_SHORT PROBLEM_
Output every line of the material exactly, omitting images.

::: GIVEN MATERIAL :::

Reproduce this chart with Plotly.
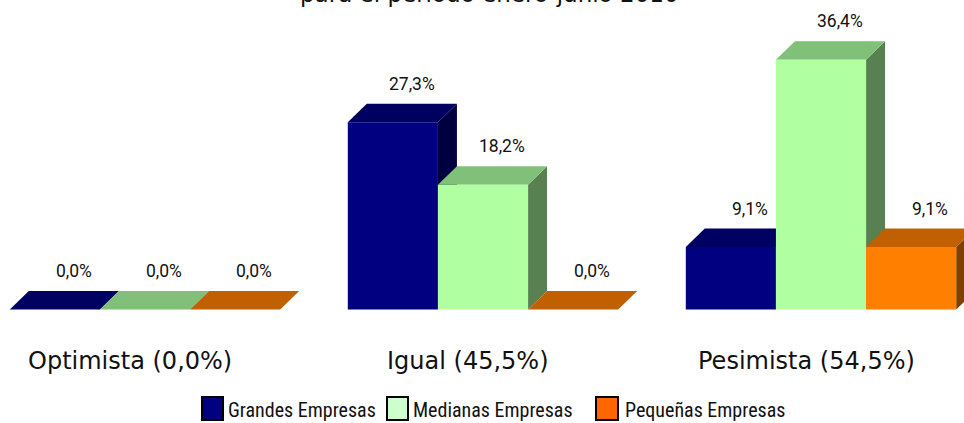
import plotly.graph_objects as go

# ---- data ----
categories = ["Optimista (0,0%)", "Igual (45,5%)", "Pesimista (54,5%)"]
series_names = ["Grandes Empresas", "Medianas Empresas", "Pequeñas Empresas"]
grandes = [0.0, 27.3, 9.1]
medianas = [0.0, 18.2, 36.4]
pequenas = [0.0, 0.0, 9.1]
title_line = "para el período enero-junio 2010"

# ---- styles ----
front_colors = ["#000080", "#B0FFA0", "#FF8000"]
top_colors = ["#000060", "#80C078", "#C06000"]
side_colors = ["#000040", "#588050", "#804000"]
legend_colors = ["#000080", "#CCFFCC", "#FF6600"]

W, H = 964, 423
PX_X = 338.0   # pixels per category
X0 = 145.0     # pixel of first category centre
PX_Y = 6.86    # pixels per percent
Y0 = 309.5     # pixel of baseline
x_range = [-X0 / PX_X, (W - X0) / PX_X]
y_range = [-(H - Y0) / PX_Y, Y0 / PX_Y]
bar_w = 0.8 / 3
dx = 19.0 / PX_X
dy = 18.5 / PX_Y

series_values = [grandes, medianas, pequenas]
xpos = list(range(len(categories)))

label_font = dict(family="Roboto, sans-serif", size=17.5, color="#111111")
cat_font = dict(family="DejaVu Sans, sans-serif", size=24, color="#111111")
legend_font = dict(family="Liberation Sans Narrow, Arial Narrow, Roboto Condensed, Roboto, sans-serif",
                   size=20, color="#111111")

fig = go.Figure()
shapes = []
annotations = []

for i, (name, vals) in enumerate(zip(series_names, series_values)):
    fig.add_trace(go.Bar(
        x=xpos, y=vals, name=name,
        marker=dict(color=front_colors[i], line=dict(width=0)),
        showlegend=False, hoverinfo="skip",
    ))

# 3D faces (side + top), drawn in series order below the fronts
for j in xpos:
    for i, vals in enumerate(series_values):
        v = vals[j]
        left = j + (i - 1) * bar_w - bar_w / 2
        right = left + bar_w
        side = (f"M {right},0 L {right},{v} L {right+dx},{v+dy} "
                f"L {right+dx},{dy} Z")
        top = (f"M {left},{v} L {right},{v} L {right+dx},{v+dy} "
               f"L {left+dx},{v+dy} Z")
        if v > 0:
            shapes.append(dict(type="path", path=side, xref="x", yref="y",
                               fillcolor=side_colors[i], line=dict(width=0), layer="below"))
        shapes.append(dict(type="path", path=top, xref="x", yref="y",
                           fillcolor=top_colors[i], line=dict(width=0), layer="below"))
        # value label
        annotations.append(dict(
            x=(left + right) / 2 + dx, y=v + dy, xref="x", yref="y",
            text=f"{v:.1f}%".replace(".", ","), showarrow=False,
            yanchor="middle", xanchor="center", yshift=20, font=label_font))

# category labels
for j, cat in enumerate(categories):
    annotations.append(dict(
        x=j, y=1 - 361 / H, xref="x", yref="paper", text=cat, showarrow=False,
        xanchor="center", yanchor="middle", xshift=-15, font=cat_font))

# title (second line, cut by the top edge)
annotations.append(dict(
    x=489 / W, y=1, xref="paper", yref="paper", text=title_line,
    showarrow=False, xanchor="center", yanchor="bottom", yshift=-9,
    font=dict(family="DejaVu Sans, sans-serif", size=23, color="#111111")))

# manual legend
leg_boxes = [(202, 223), (387, 408), (596, 618)]
leg_text_x = [226, 411, 623]
for i, name in enumerate(series_names):
    x0, x1 = leg_boxes[i]
    shapes.append(dict(type="rect", xref="paper", yref="paper",
                       x0=x0 / W, x1=x1 / W, y0=1 - 420 / H, y1=1 - 397 / H,
                       fillcolor=legend_colors[i], line=dict(color="#000000", width=2),
                       layer="above"))
    annotations.append(dict(
        x=leg_text_x[i] / W, y=1 - 410 / H, xref="paper", yref="paper", text=name,
        showarrow=False, xanchor="left", yanchor="middle", font=legend_font))

fig.update_layout(
    width=W, height=H,
    margin=dict(l=0, r=0, t=0, b=0, pad=0),
    barmode="group", bargap=0.2, bargroupgap=0,
    paper_bgcolor="white", plot_bgcolor="white",
    xaxis=dict(range=x_range, visible=False, fixedrange=True),
    yaxis=dict(range=y_range, visible=False, fixedrange=True),
    shapes=shapes, annotations=annotations,
    showlegend=False,
)

fig.write_html(
    "out.html",
    config={"displayModeBar": False},
    post_script="document.body.style.margin='0';document.body.style.overflow='hidden';",
)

:::

_COMPLETE RESPONSE_
Reproduce this chart with Plotly.
import plotly.graph_objects as go

# ---- data ----
categories = ["Optimista (0,0%)", "Igual (45,5%)", "Pesimista (54,5%)"]
series_names = ["Grandes Empresas", "Medianas Empresas", "Pequeñas Empresas"]
grandes = [0.0, 27.3, 9.1]
medianas = [0.0, 18.2, 36.4]
pequenas = [0.0, 0.0, 9.1]
title_line = "para el período enero-junio 2010"

# ---- styles ----
front_colors = ["#000080", "#B0FFA0", "#FF8000"]
top_colors = ["#000060", "#80C078", "#C06000"]
side_colors = ["#000040", "#588050", "#804000"]
legend_colors = ["#000080", "#CCFFCC", "#FF6600"]

W, H = 964, 423
PX_X = 338.0   # pixels per category
X0 = 145.0     # pixel of first category centre
PX_Y = 6.86    # pixels per percent
Y0 = 309.5     # pixel of baseline
x_range = [-X0 / PX_X, (W - X0) / PX_X]
y_range = [-(H - Y0) / PX_Y, Y0 / PX_Y]
bar_w = 0.8 / 3
dx = 19.0 / PX_X
dy = 18.5 / PX_Y

series_values = [grandes, medianas, pequenas]
xpos = list(range(len(categories)))

label_font = dict(family="Roboto, sans-serif", size=17.5, color="#111111")
cat_font = dict(family="DejaVu Sans, sans-serif", size=24, color="#111111")
legend_font = dict(family="Liberation Sans Narrow, Arial Narrow, Roboto Condensed, Roboto, sans-serif",
                   size=20, color="#111111")

fig = go.Figure()
shapes = []
annotations = []

for i, (name, vals) in enumerate(zip(series_names, series_values)):
    fig.add_trace(go.Bar(
        x=xpos, y=vals, name=name,
        marker=dict(color=front_colors[i], line=dict(width=0)),
        showlegend=False, hoverinfo="skip",
    ))

# 3D faces (side + top), drawn in series order below the fronts
for j in xpos:
    for i, vals in enumerate(series_values):
        v = vals[j]
        left = j + (i - 1) * bar_w - bar_w / 2
        right = left + bar_w
        side = (f"M {right},0 L {right},{v} L {right+dx},{v+dy} "
                f"L {right+dx},{dy} Z")
        top = (f"M {left},{v} L {right},{v} L {right+dx},{v+dy} "
               f"L {left+dx},{v+dy} Z")
        if v > 0:
            shapes.append(dict(type="path", path=side, xref="x", yref="y",
                               fillcolor=side_colors[i], line=dict(width=0), layer="below"))
        shapes.append(dict(type="path", path=top, xref="x", yref="y",
                           fillcolor=top_colors[i], line=dict(width=0), layer="below"))
        # value label
        annotations.append(dict(
            x=(left + right) / 2 + dx, y=v + dy, xref="x", yref="y",
            text=f"{v:.1f}%".replace(".", ","), showarrow=False,
            yanchor="middle", xanchor="center", yshift=20, font=label_font))

# category labels
for j, cat in enumerate(categories):
    annotations.append(dict(
        x=j, y=1 - 361 / H, xref="x", yref="paper", text=cat, showarrow=False,
        xanchor="center", yanchor="middle", xshift=-15, font=cat_font))

# title (second line, cut by the top edge)
annotations.append(dict(
    x=489 / W, y=1, xref="paper", yref="paper", text=title_line,
    showarrow=False, xanchor="center", yanchor="bottom", yshift=-9,
    font=dict(family="DejaVu Sans, sans-serif", size=23, color="#111111")))

# manual legend
leg_boxes = [(202, 223), (387, 408), (596, 618)]
leg_text_x = [226, 411, 623]
for i, name in enumerate(series_names):
    x0, x1 = leg_boxes[i]
    shapes.append(dict(type="rect", xref="paper", yref="paper",
                       x0=x0 / W, x1=x1 / W, y0=1 - 420 / H, y1=1 - 397 / H,
                       fillcolor=legend_colors[i], line=dict(color="#000000", width=2),
                       layer="above"))
    annotations.append(dict(
        x=leg_text_x[i] / W, y=1 - 410 / H, xref="paper", yref="paper", text=name,
        showarrow=False, xanchor="left", yanchor="middle", font=legend_font))

fig.update_layout(
    width=W, height=H,
    margin=dict(l=0, r=0, t=0, b=0, pad=0),
    barmode="group", bargap=0.2, bargroupgap=0,
    paper_bgcolor="white", plot_bgcolor="white",
    xaxis=dict(range=x_range, visible=False, fixedrange=True),
    yaxis=dict(range=y_range, visible=False, fixedrange=True),
    shapes=shapes, annotations=annotations,
    showlegend=False,
)

fig.write_html(
    "out.html",
    config={"displayModeBar": False},
    post_script="document.body.style.margin='0';document.body.style.overflow='hidden';",
)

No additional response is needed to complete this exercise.